(begin)

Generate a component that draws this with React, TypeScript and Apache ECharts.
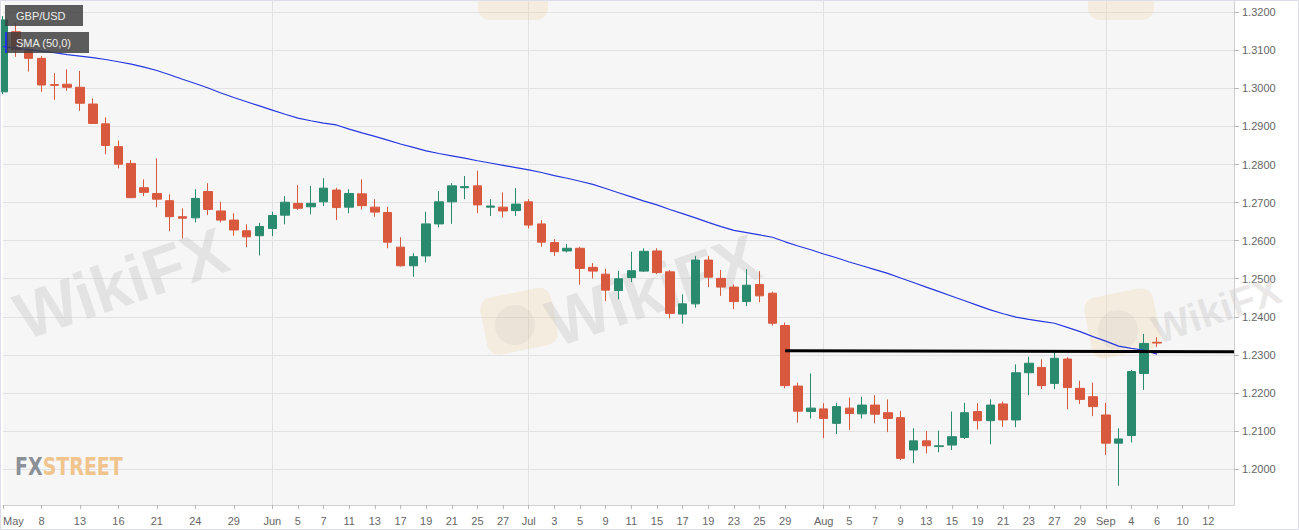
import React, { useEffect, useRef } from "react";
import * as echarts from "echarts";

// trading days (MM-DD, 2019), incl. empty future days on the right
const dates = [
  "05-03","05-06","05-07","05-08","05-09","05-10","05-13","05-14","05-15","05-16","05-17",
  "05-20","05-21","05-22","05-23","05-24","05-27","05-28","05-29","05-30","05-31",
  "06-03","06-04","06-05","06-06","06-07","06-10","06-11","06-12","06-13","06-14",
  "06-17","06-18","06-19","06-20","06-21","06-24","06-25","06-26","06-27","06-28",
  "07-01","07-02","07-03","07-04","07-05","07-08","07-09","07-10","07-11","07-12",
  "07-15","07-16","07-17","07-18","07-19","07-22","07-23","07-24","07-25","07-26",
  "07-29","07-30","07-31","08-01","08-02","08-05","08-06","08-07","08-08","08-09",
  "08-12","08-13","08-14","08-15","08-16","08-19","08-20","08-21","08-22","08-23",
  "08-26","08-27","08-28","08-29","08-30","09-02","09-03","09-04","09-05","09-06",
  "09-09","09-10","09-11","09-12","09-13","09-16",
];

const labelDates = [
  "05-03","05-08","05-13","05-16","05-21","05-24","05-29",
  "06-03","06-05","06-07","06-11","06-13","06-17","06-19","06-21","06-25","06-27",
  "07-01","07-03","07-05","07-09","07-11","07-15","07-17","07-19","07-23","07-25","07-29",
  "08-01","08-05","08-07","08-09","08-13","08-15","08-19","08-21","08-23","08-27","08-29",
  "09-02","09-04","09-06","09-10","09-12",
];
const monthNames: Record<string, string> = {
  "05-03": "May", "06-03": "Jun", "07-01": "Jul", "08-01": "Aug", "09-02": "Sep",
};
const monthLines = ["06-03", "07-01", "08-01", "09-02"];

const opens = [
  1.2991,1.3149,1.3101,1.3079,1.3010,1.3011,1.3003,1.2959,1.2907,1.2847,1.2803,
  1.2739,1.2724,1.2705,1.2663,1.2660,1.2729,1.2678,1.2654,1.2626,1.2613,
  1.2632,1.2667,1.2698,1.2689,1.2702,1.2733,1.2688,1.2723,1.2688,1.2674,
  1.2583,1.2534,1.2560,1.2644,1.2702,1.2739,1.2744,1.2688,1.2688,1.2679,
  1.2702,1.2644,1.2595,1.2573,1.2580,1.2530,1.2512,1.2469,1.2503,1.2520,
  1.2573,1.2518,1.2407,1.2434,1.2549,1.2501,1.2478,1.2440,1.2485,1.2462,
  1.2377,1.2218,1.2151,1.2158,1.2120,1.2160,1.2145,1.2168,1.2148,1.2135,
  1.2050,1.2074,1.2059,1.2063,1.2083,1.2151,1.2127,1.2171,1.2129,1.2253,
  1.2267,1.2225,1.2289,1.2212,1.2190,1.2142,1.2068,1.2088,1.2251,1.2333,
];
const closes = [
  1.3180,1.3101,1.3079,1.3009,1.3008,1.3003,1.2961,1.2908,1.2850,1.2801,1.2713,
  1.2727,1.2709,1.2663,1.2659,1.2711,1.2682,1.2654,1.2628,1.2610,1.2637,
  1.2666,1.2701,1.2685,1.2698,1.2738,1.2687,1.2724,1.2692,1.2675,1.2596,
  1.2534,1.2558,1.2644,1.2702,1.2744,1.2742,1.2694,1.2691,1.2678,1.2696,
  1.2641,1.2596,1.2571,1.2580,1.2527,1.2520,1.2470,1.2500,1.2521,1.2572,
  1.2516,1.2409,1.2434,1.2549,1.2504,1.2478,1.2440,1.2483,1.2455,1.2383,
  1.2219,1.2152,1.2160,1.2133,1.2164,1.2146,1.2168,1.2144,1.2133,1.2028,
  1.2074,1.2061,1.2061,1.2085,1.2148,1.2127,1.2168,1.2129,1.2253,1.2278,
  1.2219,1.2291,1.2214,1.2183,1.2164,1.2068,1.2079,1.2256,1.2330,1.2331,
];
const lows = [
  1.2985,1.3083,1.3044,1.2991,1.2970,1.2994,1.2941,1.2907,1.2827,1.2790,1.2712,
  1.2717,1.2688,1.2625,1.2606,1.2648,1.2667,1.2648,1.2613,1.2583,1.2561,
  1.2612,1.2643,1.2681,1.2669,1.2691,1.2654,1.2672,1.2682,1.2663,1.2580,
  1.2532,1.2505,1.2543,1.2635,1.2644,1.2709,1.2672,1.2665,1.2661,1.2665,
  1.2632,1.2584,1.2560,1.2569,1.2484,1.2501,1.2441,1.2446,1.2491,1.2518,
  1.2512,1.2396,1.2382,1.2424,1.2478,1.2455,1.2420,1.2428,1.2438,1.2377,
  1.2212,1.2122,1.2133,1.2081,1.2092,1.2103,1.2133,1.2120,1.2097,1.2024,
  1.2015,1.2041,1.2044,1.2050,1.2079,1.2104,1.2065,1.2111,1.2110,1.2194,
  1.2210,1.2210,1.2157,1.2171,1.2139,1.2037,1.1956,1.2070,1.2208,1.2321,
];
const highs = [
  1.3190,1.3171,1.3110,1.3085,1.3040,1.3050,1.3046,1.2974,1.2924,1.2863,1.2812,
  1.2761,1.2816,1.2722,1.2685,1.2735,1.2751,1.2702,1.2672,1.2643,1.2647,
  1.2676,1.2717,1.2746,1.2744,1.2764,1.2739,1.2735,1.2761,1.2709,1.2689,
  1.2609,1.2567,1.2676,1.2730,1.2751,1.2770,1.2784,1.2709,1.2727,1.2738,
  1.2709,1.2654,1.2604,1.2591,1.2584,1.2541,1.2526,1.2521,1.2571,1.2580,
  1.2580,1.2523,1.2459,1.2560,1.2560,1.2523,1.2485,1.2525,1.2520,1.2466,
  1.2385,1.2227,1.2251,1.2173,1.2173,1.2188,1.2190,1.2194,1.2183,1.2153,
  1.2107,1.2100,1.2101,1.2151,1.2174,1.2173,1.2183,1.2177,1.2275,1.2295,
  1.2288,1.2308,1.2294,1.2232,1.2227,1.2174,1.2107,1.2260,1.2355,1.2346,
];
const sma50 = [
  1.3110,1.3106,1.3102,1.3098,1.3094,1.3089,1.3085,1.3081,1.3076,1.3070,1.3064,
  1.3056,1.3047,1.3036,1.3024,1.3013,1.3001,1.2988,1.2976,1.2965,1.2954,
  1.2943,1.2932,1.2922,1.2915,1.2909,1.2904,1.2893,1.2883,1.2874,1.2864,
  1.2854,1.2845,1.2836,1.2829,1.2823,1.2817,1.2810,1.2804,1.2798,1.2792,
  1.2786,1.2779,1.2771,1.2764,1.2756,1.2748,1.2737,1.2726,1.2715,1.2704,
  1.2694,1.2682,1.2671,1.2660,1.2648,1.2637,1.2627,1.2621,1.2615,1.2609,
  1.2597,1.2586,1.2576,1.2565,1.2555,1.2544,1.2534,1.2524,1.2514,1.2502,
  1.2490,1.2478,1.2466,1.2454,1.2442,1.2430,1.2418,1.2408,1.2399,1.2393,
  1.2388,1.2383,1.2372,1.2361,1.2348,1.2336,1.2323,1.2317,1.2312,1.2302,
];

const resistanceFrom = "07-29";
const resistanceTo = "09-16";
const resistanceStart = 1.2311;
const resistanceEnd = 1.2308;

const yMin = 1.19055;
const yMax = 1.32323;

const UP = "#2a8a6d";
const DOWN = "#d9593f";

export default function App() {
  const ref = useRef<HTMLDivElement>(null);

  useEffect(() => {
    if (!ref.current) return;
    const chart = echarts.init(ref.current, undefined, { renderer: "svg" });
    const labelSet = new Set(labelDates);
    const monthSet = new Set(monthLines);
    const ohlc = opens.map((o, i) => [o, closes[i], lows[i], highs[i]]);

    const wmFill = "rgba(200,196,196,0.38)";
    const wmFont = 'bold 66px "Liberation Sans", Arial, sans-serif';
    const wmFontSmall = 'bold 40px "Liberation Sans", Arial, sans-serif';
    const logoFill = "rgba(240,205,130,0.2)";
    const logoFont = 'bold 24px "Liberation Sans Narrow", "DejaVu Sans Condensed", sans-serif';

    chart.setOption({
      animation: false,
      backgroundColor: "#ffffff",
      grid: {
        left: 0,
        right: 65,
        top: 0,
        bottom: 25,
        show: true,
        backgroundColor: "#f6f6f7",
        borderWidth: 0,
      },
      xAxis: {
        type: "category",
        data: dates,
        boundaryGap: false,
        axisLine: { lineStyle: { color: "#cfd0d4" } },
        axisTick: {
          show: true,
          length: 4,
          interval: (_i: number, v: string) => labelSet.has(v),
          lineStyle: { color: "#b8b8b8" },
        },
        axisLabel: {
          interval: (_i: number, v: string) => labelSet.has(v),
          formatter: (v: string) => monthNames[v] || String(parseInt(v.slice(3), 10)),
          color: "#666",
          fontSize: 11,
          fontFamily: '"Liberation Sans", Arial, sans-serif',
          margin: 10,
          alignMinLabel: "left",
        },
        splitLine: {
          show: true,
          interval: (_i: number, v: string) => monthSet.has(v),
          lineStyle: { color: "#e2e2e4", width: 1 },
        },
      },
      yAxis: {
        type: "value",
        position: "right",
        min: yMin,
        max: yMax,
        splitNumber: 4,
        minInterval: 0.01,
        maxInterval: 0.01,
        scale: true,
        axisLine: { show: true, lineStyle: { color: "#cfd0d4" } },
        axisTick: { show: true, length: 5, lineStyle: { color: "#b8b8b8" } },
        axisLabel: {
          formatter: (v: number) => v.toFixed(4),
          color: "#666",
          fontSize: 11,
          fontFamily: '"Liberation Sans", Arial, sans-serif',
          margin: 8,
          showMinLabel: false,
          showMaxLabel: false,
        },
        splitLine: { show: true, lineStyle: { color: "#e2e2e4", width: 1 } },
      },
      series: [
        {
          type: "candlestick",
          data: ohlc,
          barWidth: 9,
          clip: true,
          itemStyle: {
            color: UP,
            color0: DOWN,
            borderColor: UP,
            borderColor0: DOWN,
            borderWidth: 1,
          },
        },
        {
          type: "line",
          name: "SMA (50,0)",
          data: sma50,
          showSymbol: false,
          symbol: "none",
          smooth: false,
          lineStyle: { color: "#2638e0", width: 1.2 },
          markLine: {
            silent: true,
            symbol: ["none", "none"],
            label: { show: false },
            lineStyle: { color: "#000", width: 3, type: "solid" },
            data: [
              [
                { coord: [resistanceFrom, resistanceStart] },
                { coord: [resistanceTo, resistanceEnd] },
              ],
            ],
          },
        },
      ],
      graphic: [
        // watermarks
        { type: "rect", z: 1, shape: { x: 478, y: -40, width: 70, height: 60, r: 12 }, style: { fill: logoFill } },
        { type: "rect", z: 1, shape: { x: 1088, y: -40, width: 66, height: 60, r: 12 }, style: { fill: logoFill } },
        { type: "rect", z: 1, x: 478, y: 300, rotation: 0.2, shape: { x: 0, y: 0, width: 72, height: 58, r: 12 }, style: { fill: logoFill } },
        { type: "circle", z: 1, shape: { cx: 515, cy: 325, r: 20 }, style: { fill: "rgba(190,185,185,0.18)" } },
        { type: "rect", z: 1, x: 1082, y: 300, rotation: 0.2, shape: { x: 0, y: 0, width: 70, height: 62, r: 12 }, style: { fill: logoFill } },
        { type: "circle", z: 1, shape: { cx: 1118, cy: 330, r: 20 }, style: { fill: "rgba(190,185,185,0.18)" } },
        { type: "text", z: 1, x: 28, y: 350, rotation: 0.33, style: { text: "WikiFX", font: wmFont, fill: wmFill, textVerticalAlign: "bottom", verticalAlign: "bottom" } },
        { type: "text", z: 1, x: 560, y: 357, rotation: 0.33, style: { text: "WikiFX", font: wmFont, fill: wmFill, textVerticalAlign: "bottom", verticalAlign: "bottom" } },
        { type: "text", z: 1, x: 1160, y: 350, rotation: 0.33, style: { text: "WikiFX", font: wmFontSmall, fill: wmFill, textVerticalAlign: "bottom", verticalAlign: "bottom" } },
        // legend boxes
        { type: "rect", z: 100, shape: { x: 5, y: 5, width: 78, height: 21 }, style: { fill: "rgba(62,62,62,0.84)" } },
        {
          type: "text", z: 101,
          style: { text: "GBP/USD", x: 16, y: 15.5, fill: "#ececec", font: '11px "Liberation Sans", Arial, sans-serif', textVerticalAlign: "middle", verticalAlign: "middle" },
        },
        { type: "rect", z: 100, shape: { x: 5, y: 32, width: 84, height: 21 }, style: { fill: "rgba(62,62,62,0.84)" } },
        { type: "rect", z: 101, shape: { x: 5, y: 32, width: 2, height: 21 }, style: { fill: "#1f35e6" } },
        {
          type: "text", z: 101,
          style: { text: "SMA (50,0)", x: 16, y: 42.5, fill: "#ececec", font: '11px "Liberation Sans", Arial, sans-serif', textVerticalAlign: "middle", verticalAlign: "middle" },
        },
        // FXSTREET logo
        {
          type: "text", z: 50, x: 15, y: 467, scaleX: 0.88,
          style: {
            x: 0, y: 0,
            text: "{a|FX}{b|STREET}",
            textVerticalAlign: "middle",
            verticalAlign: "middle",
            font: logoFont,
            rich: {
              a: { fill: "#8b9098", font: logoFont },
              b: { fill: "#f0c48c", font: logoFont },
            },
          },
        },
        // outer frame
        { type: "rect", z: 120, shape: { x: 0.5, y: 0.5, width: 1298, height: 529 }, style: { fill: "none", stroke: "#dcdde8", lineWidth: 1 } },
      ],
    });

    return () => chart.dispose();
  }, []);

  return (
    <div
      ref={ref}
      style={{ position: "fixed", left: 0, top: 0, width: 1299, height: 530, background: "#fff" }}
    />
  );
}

(end)

# Instructions to follow
Return nothing but the lines running from the start of the data to the line with "import * as", please, both ends included and no pictures.

# Reply to the task
Generate a component that draws this with React, TypeScript and Apache ECharts.
import React, { useEffect, useRef } from "react";
import * as echarts from "echarts";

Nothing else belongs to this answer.